DATA SEGMENT:
^^^^^^^^

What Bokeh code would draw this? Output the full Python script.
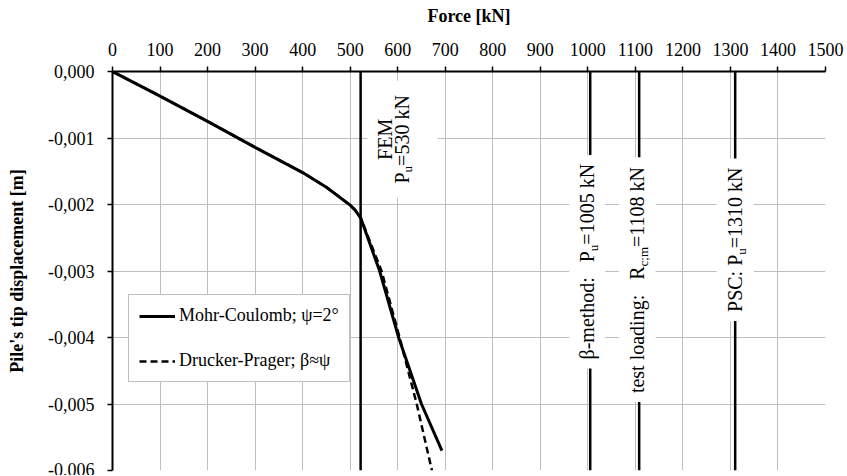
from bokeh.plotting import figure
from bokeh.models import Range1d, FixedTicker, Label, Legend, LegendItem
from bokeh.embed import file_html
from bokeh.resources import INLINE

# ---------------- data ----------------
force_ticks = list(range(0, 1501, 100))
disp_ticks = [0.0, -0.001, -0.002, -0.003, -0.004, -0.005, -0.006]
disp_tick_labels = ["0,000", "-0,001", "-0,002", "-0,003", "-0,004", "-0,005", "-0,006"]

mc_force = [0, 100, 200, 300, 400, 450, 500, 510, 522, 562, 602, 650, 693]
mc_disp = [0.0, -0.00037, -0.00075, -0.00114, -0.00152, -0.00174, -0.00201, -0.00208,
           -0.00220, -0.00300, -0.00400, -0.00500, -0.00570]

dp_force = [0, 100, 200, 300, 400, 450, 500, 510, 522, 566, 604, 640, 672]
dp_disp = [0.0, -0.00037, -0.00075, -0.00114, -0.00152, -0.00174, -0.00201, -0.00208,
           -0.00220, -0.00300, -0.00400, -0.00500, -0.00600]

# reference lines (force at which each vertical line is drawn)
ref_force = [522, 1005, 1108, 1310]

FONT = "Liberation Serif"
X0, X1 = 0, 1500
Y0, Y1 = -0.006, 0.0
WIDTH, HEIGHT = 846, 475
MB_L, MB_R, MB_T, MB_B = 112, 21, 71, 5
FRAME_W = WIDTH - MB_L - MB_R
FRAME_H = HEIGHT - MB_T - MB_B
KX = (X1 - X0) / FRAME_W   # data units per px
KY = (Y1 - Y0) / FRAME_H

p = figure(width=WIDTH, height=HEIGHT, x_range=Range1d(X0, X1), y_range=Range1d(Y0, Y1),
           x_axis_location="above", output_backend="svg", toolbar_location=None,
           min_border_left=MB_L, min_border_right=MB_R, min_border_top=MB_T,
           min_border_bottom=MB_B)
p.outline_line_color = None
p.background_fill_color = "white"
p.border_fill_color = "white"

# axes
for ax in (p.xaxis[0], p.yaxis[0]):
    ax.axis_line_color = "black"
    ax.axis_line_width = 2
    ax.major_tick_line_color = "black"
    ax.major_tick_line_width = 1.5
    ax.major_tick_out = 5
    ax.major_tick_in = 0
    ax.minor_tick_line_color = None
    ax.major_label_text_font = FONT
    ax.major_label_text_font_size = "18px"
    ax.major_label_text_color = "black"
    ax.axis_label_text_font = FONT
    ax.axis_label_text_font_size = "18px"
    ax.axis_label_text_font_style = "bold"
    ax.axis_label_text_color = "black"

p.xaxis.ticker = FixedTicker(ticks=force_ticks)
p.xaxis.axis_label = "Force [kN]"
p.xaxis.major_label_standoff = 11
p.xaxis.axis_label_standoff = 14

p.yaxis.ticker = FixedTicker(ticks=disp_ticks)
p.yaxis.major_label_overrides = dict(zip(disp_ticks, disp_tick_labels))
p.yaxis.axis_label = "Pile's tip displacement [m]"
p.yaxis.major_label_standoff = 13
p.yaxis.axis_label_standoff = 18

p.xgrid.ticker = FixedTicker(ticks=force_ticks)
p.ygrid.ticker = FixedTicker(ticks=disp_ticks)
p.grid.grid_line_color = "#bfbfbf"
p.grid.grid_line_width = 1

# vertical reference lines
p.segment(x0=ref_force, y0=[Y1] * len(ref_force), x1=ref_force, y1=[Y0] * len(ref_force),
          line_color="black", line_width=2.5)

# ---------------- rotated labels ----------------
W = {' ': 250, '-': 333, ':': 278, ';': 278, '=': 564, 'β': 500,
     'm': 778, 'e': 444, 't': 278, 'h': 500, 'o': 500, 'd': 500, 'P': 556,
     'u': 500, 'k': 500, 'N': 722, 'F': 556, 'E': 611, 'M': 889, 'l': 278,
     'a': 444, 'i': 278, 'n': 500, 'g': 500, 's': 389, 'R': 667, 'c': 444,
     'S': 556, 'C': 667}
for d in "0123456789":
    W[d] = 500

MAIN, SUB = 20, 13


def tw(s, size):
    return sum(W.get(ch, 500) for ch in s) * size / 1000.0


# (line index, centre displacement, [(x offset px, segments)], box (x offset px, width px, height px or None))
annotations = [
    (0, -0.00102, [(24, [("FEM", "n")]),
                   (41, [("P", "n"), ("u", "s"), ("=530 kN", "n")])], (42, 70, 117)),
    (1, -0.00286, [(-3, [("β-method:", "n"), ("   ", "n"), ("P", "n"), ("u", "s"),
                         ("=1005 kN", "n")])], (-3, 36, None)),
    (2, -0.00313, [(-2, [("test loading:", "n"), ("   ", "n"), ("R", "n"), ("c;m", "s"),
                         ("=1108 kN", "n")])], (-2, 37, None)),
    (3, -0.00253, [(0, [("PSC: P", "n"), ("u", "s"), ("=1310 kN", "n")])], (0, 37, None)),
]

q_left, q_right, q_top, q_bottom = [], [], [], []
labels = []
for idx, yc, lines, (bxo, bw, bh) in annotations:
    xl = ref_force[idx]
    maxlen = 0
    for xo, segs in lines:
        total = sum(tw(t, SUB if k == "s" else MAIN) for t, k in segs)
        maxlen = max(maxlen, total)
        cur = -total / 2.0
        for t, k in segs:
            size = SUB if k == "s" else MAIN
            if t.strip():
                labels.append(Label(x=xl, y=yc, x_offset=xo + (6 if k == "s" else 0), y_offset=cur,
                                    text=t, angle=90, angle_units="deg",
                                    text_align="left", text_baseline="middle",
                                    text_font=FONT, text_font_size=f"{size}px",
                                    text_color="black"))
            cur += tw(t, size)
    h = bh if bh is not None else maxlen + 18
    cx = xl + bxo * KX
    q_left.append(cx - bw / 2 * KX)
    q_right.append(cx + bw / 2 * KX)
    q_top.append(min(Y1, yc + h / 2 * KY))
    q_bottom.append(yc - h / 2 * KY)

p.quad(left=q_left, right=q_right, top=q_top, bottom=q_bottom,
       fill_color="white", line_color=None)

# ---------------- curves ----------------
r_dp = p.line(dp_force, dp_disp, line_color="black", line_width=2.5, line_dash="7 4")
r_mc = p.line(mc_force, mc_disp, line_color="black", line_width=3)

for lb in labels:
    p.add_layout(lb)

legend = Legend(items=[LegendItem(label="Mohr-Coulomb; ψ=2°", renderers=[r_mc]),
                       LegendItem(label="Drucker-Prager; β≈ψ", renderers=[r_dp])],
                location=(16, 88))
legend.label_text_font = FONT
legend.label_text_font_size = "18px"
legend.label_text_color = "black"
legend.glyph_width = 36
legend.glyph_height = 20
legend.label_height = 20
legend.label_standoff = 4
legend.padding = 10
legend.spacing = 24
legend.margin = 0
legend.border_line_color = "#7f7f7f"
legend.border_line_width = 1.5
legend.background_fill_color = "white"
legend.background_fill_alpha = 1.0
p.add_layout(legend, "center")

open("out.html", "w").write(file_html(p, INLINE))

^^^^^^^^

AIM:
Begin at the first line of the material and copy each line exactly through the one containing "from bokeh.resources import INLINE". Omit pictures.

CORRECT ANSWER:
What Bokeh code would draw this? Output the full Python script.
from bokeh.plotting import figure
from bokeh.models import Range1d, FixedTicker, Label, Legend, LegendItem
from bokeh.embed import file_html
from bokeh.resources import INLINE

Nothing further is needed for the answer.